Nicht zuletzt kommt im Blick auf das historische Instrument auch das Auge auf seine Kosten, wurde der Prospekt doch von dem Erbauer der klassizistischen Kirche in architektonischer Einheit mit dem Innenraum gestaltet. „Es besteht eine Harmonie zwischen dem Prospekt und dem Kirchenraum, eine ästhetische Verbindung, die den Kirchenraum zu einem hell strahlenden, heiligen Raum werden lässt“, meint Pfarrer Simon. „In diese Ästhetik wird sich der romantische Klang der Orgel perfekt einfügen“.

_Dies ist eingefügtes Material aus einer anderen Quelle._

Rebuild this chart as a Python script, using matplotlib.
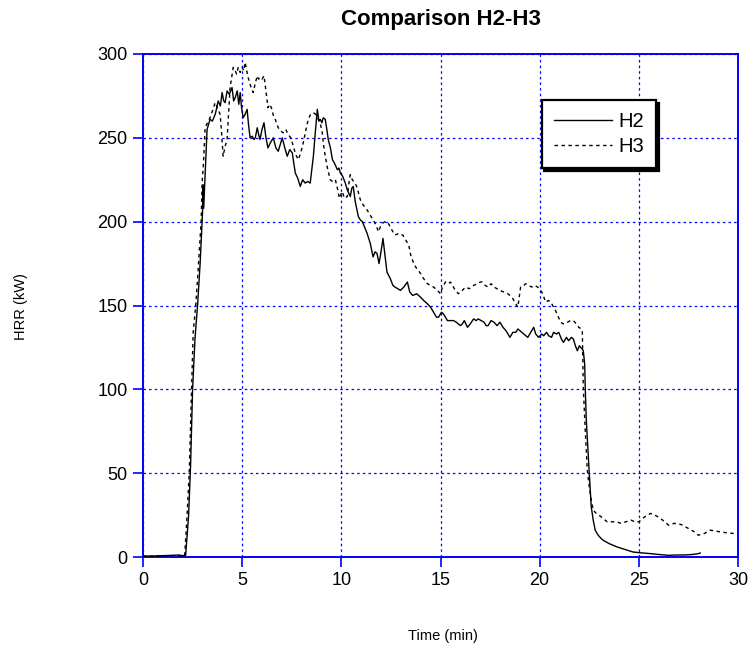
import matplotlib
matplotlib.use("Agg")
import matplotlib.pyplot as plt

plt.rcParams['font.family'] = ['Liberation Sans', 'DejaVu Sans']

# ---- data (time in min, HRR in kW) ----
h2_t = [0.0, 0.5, 1.0, 1.5, 1.8, 2.0, 2.15, 2.3, 2.4, 2.5, 2.62, 2.75, 2.88, 3.0, 3.03, 3.06,
        3.13, 3.23, 3.38, 3.5, 3.64, 3.72, 3.79, 3.9, 3.99, 4.07, 4.14, 4.24, 4.35, 4.49, 4.57,
        4.65, 4.75, 4.83, 4.9, 4.97, 5.05, 5.15, 5.25, 5.32, 5.4, 5.5, 5.6, 5.66, 5.76, 5.83,
        5.9, 6.0, 6.1, 6.2, 6.3, 6.42, 6.57, 6.7, 6.82, 6.92, 7.02, 7.15, 7.27, 7.4, 7.53,
        7.6, 7.68, 7.8, 7.93, 8.05, 8.18, 8.3, 8.43, 8.59, 8.7, 8.79, 8.87, 8.94, 9.02, 9.09,
        9.19, 9.27, 9.34, 9.45, 9.55, 9.65, 9.8, 9.88, 9.95, 10.07, 10.2, 10.3, 10.45, 10.53,
        10.6, 10.7, 10.86, 10.96, 11.06, 11.2, 11.3, 11.46, 11.6, 11.7, 11.8, 11.9, 12.0, 12.1,
        12.2, 12.3, 12.47, 12.6, 12.7, 12.85, 12.98, 13.15, 13.33, 13.45, 13.6, 13.8, 13.99,
        14.15, 14.34, 14.5, 14.65, 14.8, 14.9, 15.05, 15.15, 15.35, 15.5, 15.66, 15.8, 16.0,
        16.1, 16.2, 16.36, 16.5, 16.67, 16.8, 16.9, 17.05, 17.2, 17.3, 17.4, 17.55, 17.7,
        17.85, 18.0, 18.15, 18.3, 18.4, 18.5, 18.65, 18.8, 18.9, 19.0, 19.2, 19.4, 19.55,
        19.7, 19.8, 19.95, 20.1, 20.2, 20.35, 20.45, 20.6, 20.7, 20.85, 20.96, 21.1, 21.2,
        21.35, 21.46, 21.6, 21.7, 21.8, 21.9, 22.0, 22.07, 22.15, 22.2, 22.27, 22.3, 22.35,
        22.45, 22.5, 22.6, 22.7, 22.8, 22.95, 23.1, 23.2, 23.5, 23.9, 24.3, 24.7, 25.1, 25.6,
        26.0, 26.5, 26.9, 27.3, 27.7, 28.0, 28.1]
h2_v = [0.5, 0.6, 0.8, 1.0, 1.2, 0.8, 1.0, 25, 55, 100, 130, 150, 175, 205, 222, 208,
        228, 255, 261, 260, 264, 268, 272, 269, 277, 272, 271, 278, 276, 280, 272,
        274, 278, 270, 277, 268, 262, 264, 267, 258, 250, 251, 249, 250, 256, 252,
        249, 255, 259, 250, 244, 247, 250, 244, 242, 246, 250, 244, 239, 243, 241,
        235, 229, 226, 221, 225, 223, 224, 223, 239, 255, 267, 260, 261, 259, 262,
        261, 255, 249, 244, 237, 235, 231, 232, 229, 227, 223, 219, 215, 220,
        221, 212, 203, 201, 200, 196, 193, 187, 179, 182, 181, 175, 182, 190,
        180, 170, 166, 162, 161, 160, 159, 161, 164, 158, 156, 157, 155,
        153, 151, 149, 146, 143, 143, 146, 145, 141, 141, 141, 140, 138,
        139, 141, 137, 139, 142, 141, 142, 141, 140, 138, 138, 141, 140,
        138, 140, 137, 135, 133, 131, 134, 134, 136, 135, 133, 131, 134,
        137, 133, 131, 133, 132, 134, 132, 131, 134, 133, 134, 130, 128,
        131, 129, 131, 130, 126, 123, 126, 125, 124, 123, 115, 100, 82,
        60, 50, 30, 22, 16, 13, 11, 10, 8, 6, 4.5, 3, 2.5, 2,
        1.5, 1, 1.2, 1.2, 1.5, 2, 2.4]

h3_t = [0.0, 0.5, 1.0, 1.5, 1.8, 2.1, 2.2, 2.33, 2.45, 2.53, 2.66, 2.8, 2.93, 2.98, 3.05,
        3.13, 3.25, 3.38, 3.5, 3.64, 3.75, 3.89, 3.95, 4.04, 4.14, 4.24, 4.32, 4.39, 4.47,
        4.55, 4.65, 4.72, 4.8, 4.9, 5.0, 5.08, 5.15, 5.23, 5.3, 5.45, 5.56, 5.65, 5.76, 5.83,
        5.9, 6.0, 6.1, 6.2, 6.3, 6.4, 6.5, 6.58, 6.67, 6.75, 6.82, 6.95, 7.07, 7.2, 7.32,
        7.45, 7.58, 7.7, 7.83, 7.95, 8.08, 8.2, 8.33, 8.45, 8.59, 8.7, 8.84, 8.95, 9.04, 9.1,
        9.19, 9.3, 9.44, 9.55, 9.7, 9.8, 9.9, 9.97, 10.05, 10.15, 10.3, 10.37, 10.45, 10.55,
        10.7, 10.8, 10.96, 11.1, 11.3, 11.45, 11.6, 11.75, 11.87, 11.97, 12.07, 12.2, 12.3,
        12.37, 12.5, 12.7, 12.9, 13.1, 13.25, 13.4, 13.5, 13.65, 13.8, 14.0, 14.15, 14.34,
        14.5, 14.65, 14.85, 15.0, 15.1, 15.25, 15.4, 15.5, 15.7, 15.9, 16.1, 16.26, 16.45,
        16.67, 16.87, 17.0, 17.1, 17.25, 17.4, 17.55, 17.7, 17.85, 18.0, 18.2, 18.4, 18.6,
        18.75, 18.9, 19.04, 19.2, 19.3, 19.45, 19.6, 19.75, 19.9, 20.0, 20.15, 20.3, 20.45,
        20.56, 20.7, 20.8, 20.95, 21.06, 21.2, 21.4, 21.55, 21.7, 21.85, 21.97, 22.1, 22.15,
        22.2, 22.3, 22.4, 22.5, 22.6, 22.7, 22.85, 23.1, 23.4, 23.6, 23.9, 24.1, 24.35, 24.6,
        24.8, 25.0, 25.3, 25.6, 25.8, 25.96, 26.2, 26.5, 26.75, 26.97, 27.2, 27.5, 27.8,
        28.0, 28.3, 28.6, 28.85, 29.1, 29.4, 29.8, 30.0]
h3_v = [0.5, 0.5, 0.7, 0.8, 0.6, 0.8, 20, 50, 100, 134, 150, 175, 200, 223, 235,
        256, 259, 262, 266, 271, 268, 264, 255, 239, 245, 249, 265, 280, 286,
        292, 290, 288, 292, 289, 292, 290, 295, 290, 286, 280, 277, 282, 287, 285,
        286, 285, 287, 278, 268, 270, 267, 263, 261, 258, 256, 254, 253, 255, 252,
        250, 245, 240, 237, 241, 247, 254, 261, 264, 265, 264, 261, 258, 253, 246,
        239, 232, 225, 224, 225, 220, 214, 216, 218, 214, 215, 222, 228, 225,
        223, 220, 213, 210, 207, 204, 201, 198, 194, 197, 199, 200, 199,
        199, 196, 192, 193, 192, 189, 186, 180, 175, 172, 169, 166, 163,
        162, 161, 159, 157, 161, 164, 163, 164, 160, 157, 159, 161, 160,
        162, 163, 164, 164, 162, 161, 163, 161, 160, 159, 158, 157, 155,
        152, 149, 161, 162, 163, 162, 161, 162, 161, 160, 157, 152, 153,
        152, 149, 147, 143, 140, 139, 140, 141, 141, 139, 137, 136, 135,
        101, 75, 52, 42, 34, 28, 26, 24, 21, 21, 21, 20, 21, 22,
        21, 21, 24, 26, 25, 24, 22, 19, 20, 20, 19, 17, 15,
        13, 14, 16, 15.5, 15, 14.5, 14, 14]

x_ticks = [0, 5, 10, 15, 20, 25, 30]
y_ticks = [0, 50, 100, 150, 200, 250, 300]
series_labels = ["H2", "H3"]

# ---- figure ----
fig = plt.figure(figsize=(7.5, 6.48), dpi=100)
ax = fig.add_axes([143/750, (648-557)/648, 595/750, 503/648])

ax.plot(h2_t, h2_v, color='black', lw=1.0, label=series_labels[0], zorder=3)
ax.plot(h3_t, h3_v, color='black', lw=1.0, linestyle=(0, (2.5, 2.5)),
        label=series_labels[1], zorder=3)

ax.set_xlim(0, 30)
ax.set_ylim(0, 300)
ax.set_xticks(x_ticks)
ax.set_yticks(y_ticks)
ax.tick_params(axis='both', direction='out', length=7, width=1.2, color='blue',
               labelsize=13, pad=4, labelcolor='black')
ax.grid(True, color='blue', linestyle=(0, (2, 2.5)), lw=0.9)
for sp in ax.spines.values():
    sp.set_color('blue')
    sp.set_linewidth(1.4)

leg = ax.legend(loc='upper left', bbox_to_anchor=(0.67, 0.909), borderaxespad=0,
                fontsize=14.5, handlelength=2.9, handletextpad=0.3, labelspacing=0.3,
                borderpad=0.6, fancybox=False, framealpha=1,
                shadow={'color': 'black', 'alpha': 1, 'shade': 0})
leg.get_frame().set_edgecolor('black')
leg.get_frame().set_linewidth(1.6)

fig.text(441/750, 1-20/648, "Comparison H2-H3", ha='center', va='center',
         fontsize=16, fontweight='bold')
fig.text(21/750, 1-307/648, "HRR (kW)", rotation=90, ha='center', va='center',
         fontsize=10.5)
fig.text(443/750, 1-636/648, "Time (min)", ha='center', va='center', fontsize=10.5)

fig.savefig("out.png", dpi=100)
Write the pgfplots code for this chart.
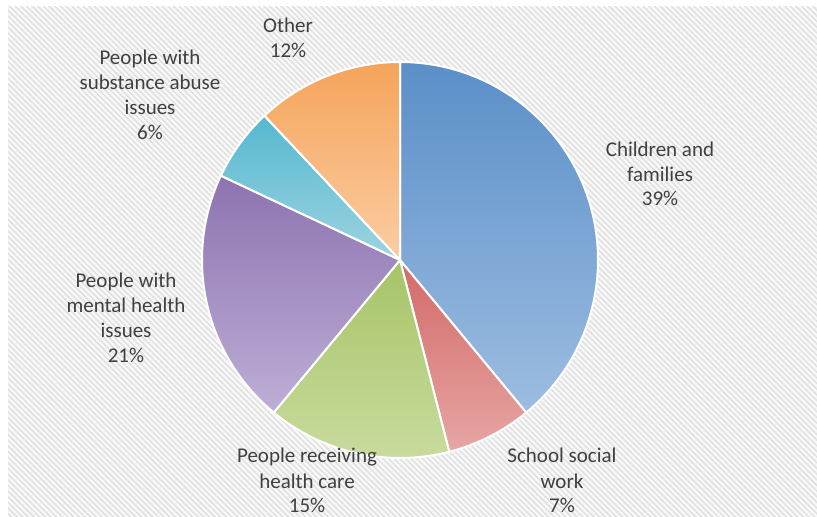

Bis dahin ist es noch ein weiter Weg, denn es müssen alle Pfeifen aufgearbeitet, die Klaviatur und die Spieltechnik restauriert werden. Auch Bälge und Windladen sind zu sanieren; anders als die Pfeifen werden diese Teile nicht in die Werkstatt verbracht, weil der Transport zu riskant ist und das Klima in der Kirche außerhalb nicht nachgeahmt werden kann. Etwa 120.000 Euro werden für den aktuellen Bauabschnitt benötigt, die Stiftung Orgelklang fördert das Projekt mit 4.000 Euro. Bisher gehen die Arbeiten planungsgemäß voran, versichert Pfarrer Andreas Simon. Spätestens am 5. September 2022, hofft er, wird das Instrument an seinem 195. Weihetag wieder in der Liebfrauenkirche erklingen.